Amélioration quantifiable de la qualité du recyclage
L’apport de l’intelligence artificielle se mesure de manière tangible à plusieurs niveaux :
- Augmentation de la précision : Les technologies AI permettent d’atteindre des taux de pureté supérieurs à 95 % sur certaines fractions de déchets, évitant ainsi les contaminations croisées.
- Diversification des matériaux triés : Des matériaux auparavant non triés (notamment les plastiques souples ou les barquettes multicouches) peuvent aujourd’hui être isolés avec succès.
- Adaptabilité en temps réel : Les systèmes intelligents peuvent ajuster leur comportement face à des variations imprévues, comme un changement de typologie de déchets en fonction de la saison ou de la région.
Cette montée en performance a une incidence directe sur la qualité des matières recyclées qui, plus pures, retrouvent une valeur marchande plus élevée et facilitent leur réintégration dans une chaîne de production circulaire.
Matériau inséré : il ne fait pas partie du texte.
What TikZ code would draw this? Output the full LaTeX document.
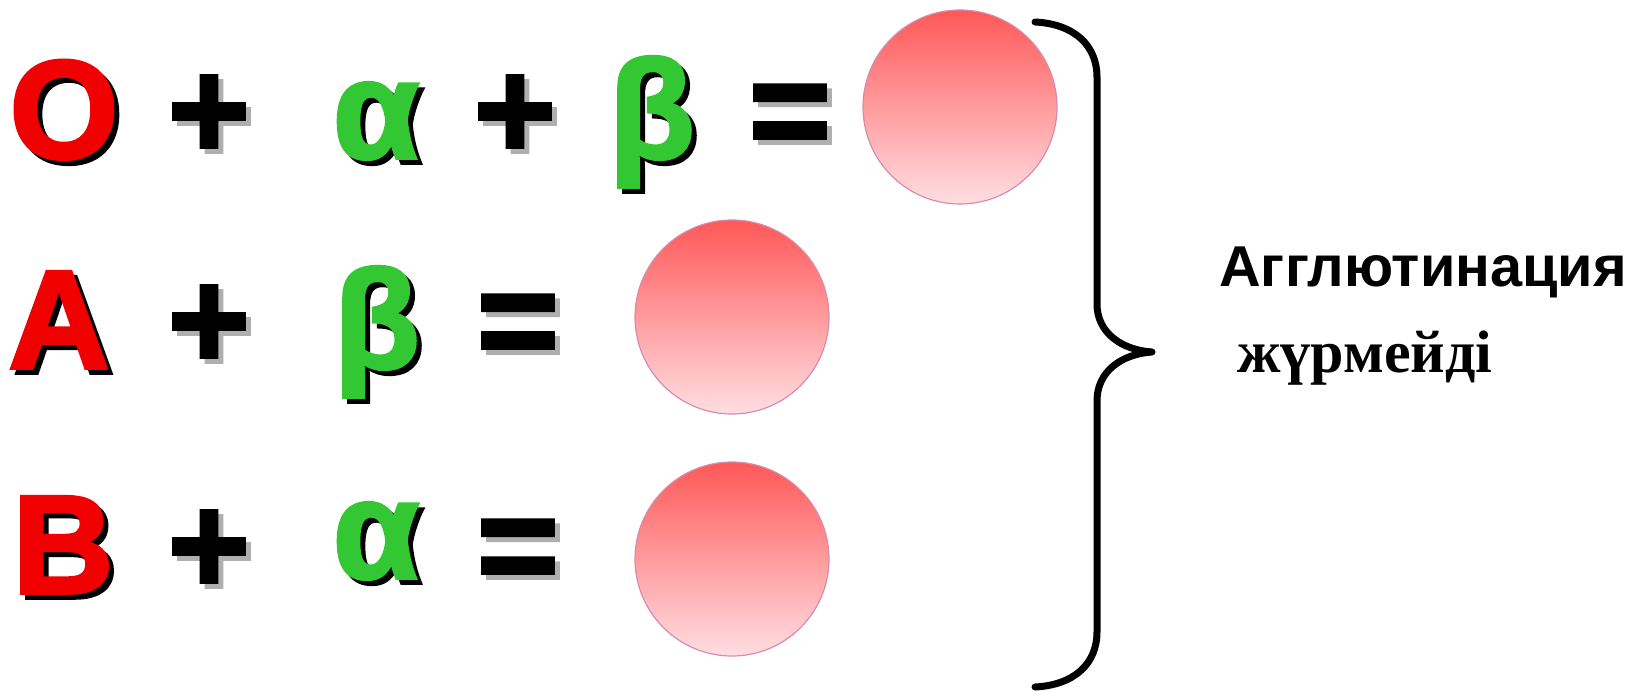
\documentclass[tikz,border=0pt]{standalone}
\usepackage{fontspec}
\newfontfamily\heavy{Liberation Sans Bold}[FakeBold=2.5]
\newfontfamily\sansb{Liberation Sans Bold}
\newfontfamily\serifb{Liberation Serif Bold}
\definecolor{symred}{RGB}{240,0,0}
\definecolor{symgreen}{RGB}{51,200,51}
\definecolor{shgray}{RGB}{175,175,175}
\definecolor{celltop}{RGB}{255,88,88}
\definecolor{cellbot}{RGB}{255,222,226}
\definecolor{celledge}{RGB}{215,140,170}
\newcommand{\glyphsh}[6]{%
  \node[sym, text=#5] (#1s) at (#2+5,#3+5) {#6};
  \node[sym, text=#4] (#1) at (#2,#3) {#6};}
\begin{document}
\begin{tikzpicture}[x=0.5pt,y=-0.5pt,
  sym/.style={font=\heavy\fontsize{70}{70}\selectfont, inner sep=0pt, anchor=base},
  cell/.style={circle, minimum size=97pt, inner sep=0pt, top color=celltop, bottom color=cellbot, draw=celledge, line width=0.6pt},
  brace/.style={line width=3.5pt, line cap=round, line join=round},
  lbl/.style={inner sep=0pt, anchor=base west}]
\fill[white] (0,0) rectangle (1629,691);
\useasboundingbox (0,0) rectangle (1629,691);
% row 1
\glyphsh{O1}{64}{158}{symred}{black}{O}
\glyphsh{P1}{209}{158}{black}{shgray}{+}
\glyphsh{a1}{376}{158}{symgreen}{black}{α}
\glyphsh{P2}{515}{158}{black}{shgray}{+}
\glyphsh{b1}{652}{158}{symgreen}{black}{β}
\glyphsh{E1}{790}{158}{black}{shgray}{=}
\node[cell] (c1) at (960,107) {};
% row 2
\glyphsh{A2}{59}{368}{symred}{black}{A}
\glyphsh{P3}{209}{368}{black}{shgray}{+}
\glyphsh{b2}{377}{368}{symgreen}{black}{β}
\glyphsh{E2}{518}{368}{black}{shgray}{=}
\node[cell] (c2) at (732,317) {};
% row 3
\glyphsh{B3}{63}{593}{symred}{black}{B}
\glyphsh{P4}{209}{593}{black}{shgray}{+}
\glyphsh{a3}{376}{578}{symgreen}{black}{α}
\glyphsh{E3}{518}{593}{black}{shgray}{=}
\node[cell] (c3) at (732,559) {};
% brace
\coordinate (bt) at (1035,22);
\coordinate (bv1) at (1097,77);
\coordinate (bv2) at (1097,304);
\coordinate (tip) at (1152,352);
\coordinate (bv3) at (1097,401);
\coordinate (bv4) at (1097,632);
\coordinate (bb) at (1035,687);
\draw[brace] (bt) .. controls (1075,24) and (1097,46) .. (bv1) -- (bv2)
  .. controls (1097,333) and (1122,350) .. (tip)
  .. controls (1122,354) and (1097,371) .. (bv3) -- (bv4)
  .. controls (1097,663) and (1075,685) .. (bb);
% labels
\node[lbl, font=\sansb\fontsize{28.8}{28.8}\selectfont] (t1) at (1219,286) {Агглютинация};
\node[lbl, font=\serifb\fontsize{30}{30}\selectfont] (t2) at (1237,372) {жүрмейді};
\end{tikzpicture}
\end{document}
Applications concrètes dans les centres de tri
Plusieurs centres de tri nouvelle génération intègrent désormais des lignes entièrement ou partiellement automatisées par IA. En France, certains sites pilotes ont vu leur productivité et leur rentabilité renforcées par la mise en place de ces technologies.
Par exemple, des entreprises comme Pellenc ST ou TOMRA Sorting ont développé des équipements qui combinent vision par caméra, capteurs hyperspectraux et intelligence artificielle en temps réel. Ces systèmes peuvent trier jusqu’à 6 tonnes de déchets à l’heure avec des taux de réussite élevés sur un large éventail de matériaux.
Dans d’autres cas, la technologie est utilisée de manière complémentaire au tri manuel pour renforcer le contrôle qualité, détecter les erreurs humaines et limiter les rejets non conformes.
Une technologie au service de tous les acteurs
Les bénéfices de ces innovations ne concernent pas uniquement les centres de tri industriels. À moyen terme, les collectivités territoriales, les acteurs de la grande distribution, les éco-organismes et même certains établissements publics peuvent tirer partie de l’automatisation pour améliorer leur gestion des déchets.
Par exemple :
- Les mairies peuvent collaborer avec des opérateurs intégrant des technologies d’IA dans leurs process, afin de réduire les erreurs de tri mises en décharge.
- Les industriels de l’agroalimentaire peuvent concevoir des emballages mieux identifiables pour les machines intelligentes, facilitant ainsi leur recyclabilité.
- Les écoles et universités peuvent intégrer ces cas d’usage dans les cursus liés à l’environnement, à l’ingénierie ou à l’intelligence artificielle.
Enfin, à travers la collecte de données intelligentes, ces systèmes fournissent des indicateurs utiles pour les politiques publiques : typologies de déchets, saisonnalité, taux de recyclabilité… Un apport essentiel pour construire des stratégies locales et nationales réellement efficaces.
Défis et perspectives pour l’avenir
Malgré ses promesses, l’intégration de l’IA dans le tri des déchets soulève encore plusieurs enjeux techniques et éthiques. Le coût initial d’investissement, l’énergie nécessaire au fonctionnement de certains équipements, ou encore la gestion des données collectées sont autant de sujets à surveiller.
Cependant, les gains potentiels en matière de durabilité, d’efficacité industrielle et de sensibilisation citoyenne créent un terrain fertile pour le développement de ces technologies. De plus, les algorithmes deviennent de plus en plus accessibles, grâce aux avancées du cloud computing et à la démocratisation de l’IA open-source.
Le tri intelligent représente donc une avancée majeure pour inscrire nos systèmes de gestion des déchets dans une logique circulaire, plus efficiente et respectueuse de l’environnement. En investissant dans ces solutions, collectivités, acteurs privés et citoyens contribuent ensemble à une transition écologique durable et résolument tournée vers l’avenir.